§ **Supplied information**
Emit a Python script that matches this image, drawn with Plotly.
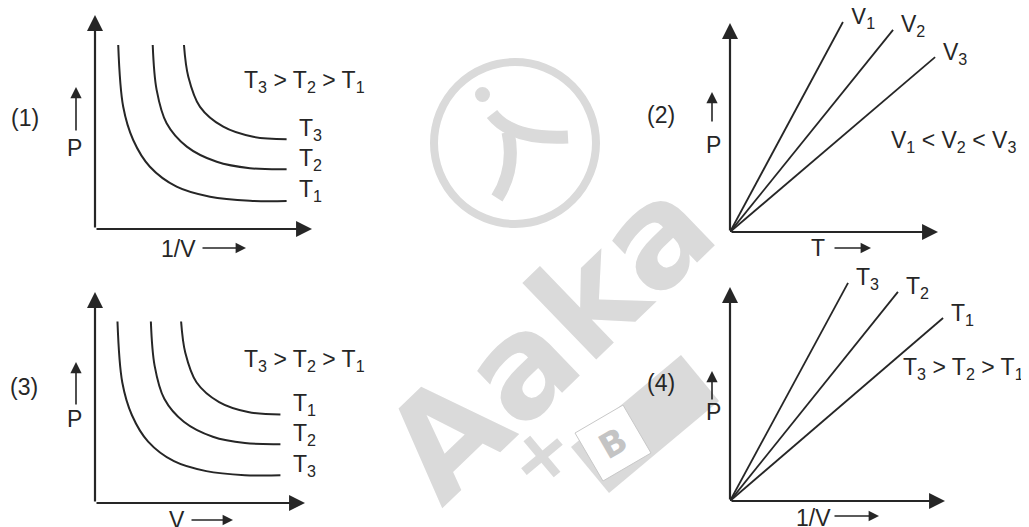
import plotly.graph_objects as go

W, H = 1029, 527
OFF = 8  # the page body adds an 8px margin around the figure

# hyperbola-like curves of panels (1) and (3) (axis units)
low_x = [1.07, 1.30, 1.76, 2.53, 3.76, 5.30, 7.14, 8.83]
low_y = [8.60, 5.71, 4.16, 2.91, 1.98, 1.51, 1.32, 1.31]
mid_x = [2.66, 2.84, 3.30, 4.23, 5.61, 7.14, 8.83]
mid_y = [8.60, 6.50, 4.94, 3.85, 3.14, 2.84, 2.79]
high_x = [4.10, 4.30, 4.84, 5.91, 7.29, 8.83]
high_y = [8.60, 7.12, 5.71, 4.78, 4.31, 4.19]

# straight lines from the origin, end points (panels 2 and 4)
p2_end_x = [5.43, 7.84, 9.86]
p2_end_y = [10.05, 9.67, 8.37]
p2_labels = ["V<sub>1</sub>", "V<sub>2</sub>", "V<sub>3</sub>"]
p4_end_x = [5.49, 7.81, 9.91]
p4_end_y = [10.19, 9.77, 8.55]
p4_labels = ["T<sub>3</sub>", "T<sub>2</sub>", "T<sub>1</sub>"]

p1_labels = ["T<sub>1</sub>", "T<sub>2</sub>", "T<sub>3</sub>"]
p3_labels = ["T<sub>3</sub>", "T<sub>2</sub>", "T<sub>1</sub>"]

INK = "#262626"
FONT = "Liberation Sans, Arial, sans-serif"
FS = 23

# panel placement: origin pixel, pixels per unit
panels = {
    "1": dict(ox=95, oy=229, sx=21.7, sy=21.4),
    "2": dict(ox=730, oy=232, sx=20.8, sy=20.9),
    "3": dict(ox=95, oy=503, sx=21.0, sy=21.1),
    "4": dict(ox=730, oy=501, sx=21.5, sy=21.4),
}
XR, YR = 10.6, 10.5


def px(x):
    return (x - OFF) / W


def py(y):
    return 1 - (y - OFF) / H


fig = go.Figure()
layout = {}
for k, p in panels.items():
    sfx = "" if k == "1" else k
    yr = min(YR, (p["oy"] - OFF) / p["sy"])
    layout["xaxis" + sfx] = dict(
        domain=[px(p["ox"]), px(p["ox"] + XR * p["sx"])],
        range=[0, XR], visible=False, anchor="y" + sfx,
    )
    layout["yaxis" + sfx] = dict(
        domain=[py(p["oy"]), min(1.0, py(p["oy"] - yr * p["sy"]))],
        range=[0, yr], visible=False, anchor="x" + sfx,
    )

line = dict(color=INK, width=2, shape="spline", smoothing=1.0)
curves = [(low_x, low_y), (mid_x, mid_y), (high_x, high_y)]
for ax in ["1", "3"]:
    sfx = "" if ax == "1" else ax
    for cx, cy in curves:
        fig.add_trace(go.Scatter(x=cx, y=cy, mode="lines", line=line,
                                 xaxis="x" + sfx, yaxis="y" + sfx,
                                 hoverinfo="skip"))
for ax, ex, ey in [("2", p2_end_x, p2_end_y), ("4", p4_end_x, p4_end_y)]:
    for x1, y1 in zip(ex, ey):
        fig.add_trace(go.Scatter(x=[0, x1], y=[0, y1], mode="lines",
                                 line=dict(color=INK, width=1.8),
                                 xaxis="x" + ax, yaxis="y" + ax,
                                 hoverinfo="skip"))

ann = []


def text(s, x, y, xanchor="left", size=FS):
    ann.append(dict(text=s, x=px(x), y=py(y), xref="paper", yref="paper",
                    xanchor=xanchor, yanchor="middle", showarrow=False,
                    font=dict(family=FONT, size=size, color=INK)))


def arrow(x0, y0, x1, y1, width=1.6, size=1.4):
    ann.append(dict(text="", x=px(x1), y=py(y1), ax=x0 - x1, ay=y0 - y1,
                    xref="paper", yref="paper", axref="pixel", ayref="pixel",
                    showarrow=True, arrowhead=2, arrowwidth=width,
                    arrowsize=size, arrowcolor=INK, standoff=0))


# main axes with arrows
for k, p in panels.items():
    ox, oy = p["ox"], p["oy"]
    arrow(ox, oy, ox + 10 * p["sx"], oy, width=2.2, size=1.45)
    arrow(ox, oy, ox, oy - 10 * p["sy"], width=2.2, size=1.45)

# end labels on curves
for ax, lbls, dx, dy in [("1", p1_labels, 10, -10), ("3", p3_labels, 11, -10)]:
    p = panels[ax]
    for s, cx, cy in zip(lbls, [low_x, mid_x, high_x], [low_y, mid_y, high_y]):
        text(s, p["ox"] + cx[-1] * p["sx"] + dx, p["oy"] - cy[-1] * p["sy"] + dy)
for ax, lbls, ex, ey in [("2", p2_labels, p2_end_x, p2_end_y),
                         ("4", p4_labels, p4_end_x, p4_end_y)]:
    p = panels[ax]
    for s, x1, y1 in zip(lbls, ex, ey):
        text(s, p["ox"] + x1 * p["sx"] + 6, p["oy"] - y1 * p["sy"] - 4)

# panel numbers, P arrows, axis names, relations
text("(1)", 25, 118, "center")
text("(2)", 661, 115, "center")
text("(3)", 24, 387, "center")
text("(4)", 661, 383, "center")

arrow(76, 132, 76, 87)
text("P", 74, 148, "center")
arrow(712, 123, 712, 92)
text("P", 713, 145, "center")
arrow(76, 406, 76, 362)
text("P", 74, 419, "center")
arrow(712, 401, 712, 371)
text("P", 713, 412, "center")

text("1/V", 159, 249)
arrow(201, 248, 246, 248, width=1.6, size=1.3)
text("T", 809, 248)
arrow(833, 248, 871, 248, width=1.6, size=1.3)
text("V", 167, 520)
arrow(190, 520, 233, 520, width=1.6, size=1.3)
text("1/V", 794, 518)
arrow(833, 516, 879, 516, width=1.6, size=1.3)

text("T<sub>3</sub> > T<sub>2</sub> > T<sub>1</sub>", 242, 81)
text("V<sub>1</sub> < V<sub>2</sub> < V<sub>3</sub>", 889, 141)
text("T<sub>3</sub> > T<sub>2</sub> > T<sub>1</sub>", 242, 360)
text("T<sub>3</sub> > T<sub>2</sub> > T<sub>1</sub>", 901, 368)

# faint watermark
WM = "#dadada"


def poly(pts):
    return "M " + " L ".join(f"{px(a)},{py(b)}" for a, b in pts) + " Z"


watermark = [
    dict(type="circle", xref="paper", yref="paper",
         x0=px(434), x1=px(596), y0=py(224), y1=py(62),
         line=dict(color=WM, width=8), layer="below"),
    dict(type="circle", xref="paper", yref="paper",
         x0=px(475), x1=px(490), y0=py(102), y1=py(87),
         fillcolor=WM, line=dict(width=0), layer="below"),
    dict(type="path", xref="paper", yref="paper",
         path=f"M {px(492)},{py(114)} Q {px(512)},{py(140)} {px(568)},{py(137)}",
         line=dict(color=WM, width=13), layer="below"),
    dict(type="path", xref="paper", yref="paper",
         path=f"M {px(508)},{py(132)} Q {px(516)},{py(168)} {px(497)},{py(198)}",
         line=dict(color=WM, width=13), layer="below"),
    dict(type="path", xref="paper", yref="paper",
         path=poly([(571, 447), (681, 355), (719, 401), (609, 493)]),
         fillcolor=WM, line=dict(width=0), layer="below"),
    dict(type="path", xref="paper", yref="paper",
         path=poly([(651, 453), (623, 405), (575, 433), (603, 481)]),
         fillcolor="white", line=dict(color="#c8c8c8", width=1), layer="below"),
]
wm_ann = [
    dict(text="<b>Aaka</b>", x=px(548), y=py(338), xref="paper", yref="paper",
         xanchor="center", yanchor="middle",
         showarrow=False, textangle=-44,
         font=dict(family="DejaVu Sans", size=140, color=WM)),
    dict(text="<b>+</b>", x=px(540), y=py(455), xref="paper", yref="paper",
         xanchor="center", yanchor="middle",
         showarrow=False, textangle=-40,
         font=dict(family="DejaVu Sans", size=75, color=WM)),
    dict(text="<b>B</b>", x=px(613), y=py(443), xref="paper", yref="paper",
         xanchor="center", yanchor="middle",
         showarrow=False, textangle=-30,
         font=dict(family="DejaVu Sans", size=34, color="#c4c4c4")),
]

fig.update_layout(
    width=W, height=H,
    margin=dict(l=0, r=0, t=0, b=0),
    paper_bgcolor="white", plot_bgcolor="rgba(0,0,0,0)",
    showlegend=False,
    annotations=wm_ann + ann,
    shapes=watermark,
    **layout,
)

fig.write_html("out.html")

§ **Your goal**
Only the lines from the start of the material through the line containing "high_y = [8.60, 7.12, 5.71, 4.78, 4.31, 4.19]" should be transcribed. Pictures stay out.

§ **Problem solution**
Emit a Python script that matches this image, drawn with Plotly.
import plotly.graph_objects as go

W, H = 1029, 527
OFF = 8  # the page body adds an 8px margin around the figure

# hyperbola-like curves of panels (1) and (3) (axis units)
low_x = [1.07, 1.30, 1.76, 2.53, 3.76, 5.30, 7.14, 8.83]
low_y = [8.60, 5.71, 4.16, 2.91, 1.98, 1.51, 1.32, 1.31]
mid_x = [2.66, 2.84, 3.30, 4.23, 5.61, 7.14, 8.83]
mid_y = [8.60, 6.50, 4.94, 3.85, 3.14, 2.84, 2.79]
high_x = [4.10, 4.30, 4.84, 5.91, 7.29, 8.83]
high_y = [8.60, 7.12, 5.71, 4.78, 4.31, 4.19]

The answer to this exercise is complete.